Factors Driving the Decline
Global tensions have pushed Brent crude oil prices to around $110 per barrel. This forces Indian refiners to spend more dollars on imports. India's crude oil import bill alone reached $18.7 billion in April, significantly widening the country's trade deficit to $28.4 billion for the month, up from $20.67 billion in March. Overall imports also climbed 10% year-on-year to $71.94 billion, a six-month high. High gold imports, up 81.69% to $5.62 billion in April, also contributed to the deficit.
Meanwhile, higher interest rates in the U.S. and global economic uncertainty are causing investors to pull money from emerging markets like India. Net equity outflows have already surpassed last year's total for 2026 at $23.2 billion. This shift towards safer U.S. assets, combined with a generally stronger dollar, creates a double challenge for the rupee. Historically, emerging market currencies face greater pressure during global economic downturns, especially for oil-importing nations.

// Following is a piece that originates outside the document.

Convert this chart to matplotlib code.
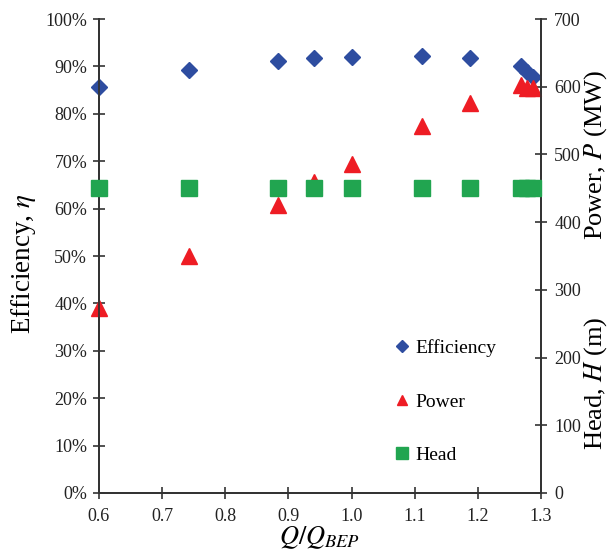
import matplotlib
matplotlib.use("Agg")
import matplotlib.pyplot as plt
from matplotlib.ticker import FuncFormatter, MultipleLocator

plt.rcParams["font.family"] = ["Liberation Serif", "DejaVu Serif"]
plt.rcParams["mathtext.fontset"] = "stix"

# Normalised discharge Q/Q_BEP
q_ratio = [0.600, 0.743, 0.883, 0.941, 1.000, 1.112, 1.188, 1.269, 1.278, 1.287]
# Efficiency (%)
efficiency = [85.6, 89.2, 91.1, 91.8, 92.0, 92.3, 91.8, 90.0, 88.9, 87.8]
# Power (MW)
power = [273, 350, 425, 460, 486, 542, 576, 603, 598, 598]
# Head (m)
head = [450, 450, 450, 450, 450, 450, 450, 450, 450, 450]

blue = "#2E4DA0"
red = "#EE1C24"
green = "#21A550"
axis_col = "#333333"

fig = plt.figure(figsize=(6.13, 5.53), dpi=100)
ax = fig.add_axes([0.1615, 0.1085, 0.721, 0.857])
ax2 = ax.twinx()

h_eff, = ax.plot(q_ratio, efficiency, linestyle="none", marker="D", ms=8.5,
                 color=blue, label="Efficiency", zorder=3, clip_on=False)
h_pow, = ax2.plot(q_ratio, power, linestyle="none", marker="^", ms=11,
                  color=red, label="Power", zorder=2, clip_on=False)
h_head, = ax2.plot(q_ratio, head, linestyle="none", marker="s", ms=12,
                   color=green, label="Head", zorder=3, clip_on=False)

ax.set_xlim(0.6, 1.3)
ax.set_ylim(0, 100)
ax2.set_ylim(0, 700)
ax.xaxis.set_major_locator(MultipleLocator(0.1))
ax.yaxis.set_major_locator(MultipleLocator(10))
ax2.yaxis.set_major_locator(MultipleLocator(100))
ax.xaxis.set_major_formatter(FuncFormatter(lambda v, p: f"{v:.1f}"))
ax.yaxis.set_major_formatter(FuncFormatter(lambda v, p: f"{v:.0f}%"))

for a in (ax, ax2):
    a.spines["top"].set_visible(False)
    for s in a.spines.values():
        s.set_color(axis_col)
        s.set_linewidth(1.3)
    a.tick_params(direction="inout", length=9, width=1.2, color=axis_col,
                  labelsize=13, labelcolor="#222222")
ax.tick_params(axis="x", pad=6)
ax.tick_params(axis="y", pad=4)
ax2.tick_params(axis="y", pad=5)

ax.set_xlabel(r"$Q/Q_{BEP}$", fontsize=19, labelpad=0)

fig.text(0.038, 1 - 264 / 553, r"Efficiency, $\eta$", rotation=90,
         ha="center", va="center", fontsize=19.5)
fig.text(0.972, 1 - 383 / 553, r"Head, $H$ (m)", rotation=90,
         ha="center", va="center", fontsize=19)
fig.text(0.972, 1 - 155 / 553, r"Power, $P$ (MW)", rotation=90,
         ha="center", va="center", fontsize=19)

ax.legend(handles=[h_eff, h_pow, h_head], loc="upper left",
          bbox_to_anchor=(0.645, 0.345), frameon=False, fontsize=14,
          labelspacing=1.85, handlelength=0.8, handletextpad=0.3,
          markerscale=0.7, borderpad=0)

fig.savefig("out.png", dpi=100)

The Reserve Bank of India is attempting to stabilize the rupee by selling dollars, but these actions face limits against such strong economic pressures. Analysts warn the rupee could fall below 100 against the dollar, potentially increasing imported inflation and making essentials more expensive. This would also burden fuel costs, corporate debt payments, and widen the current account deficit.
Broader Economic Risks
Although a weaker rupee can benefit Indian exporters, the overall economic impact is a significant concern. The expanding trade deficit indicates a fundamental imbalance, making India more vulnerable to global economic shocks. The heavy reliance on imported oil is a key structural weakness exposed by price spikes.
Furthermore, the outflow of foreign investment suggests a potential loss of investor confidence, possibly due to geopolitical risks or concerns about India's domestic economic stability. If these outflows continue, they could create a cycle of further currency depreciation and capital flight. The Reserve Bank of India's ability to maintain sufficient foreign exchange reserves to counteract these outflows will be crucial. A rapid decrease in reserves could heighten market anxiety and lead to a more volatile currency adjustment.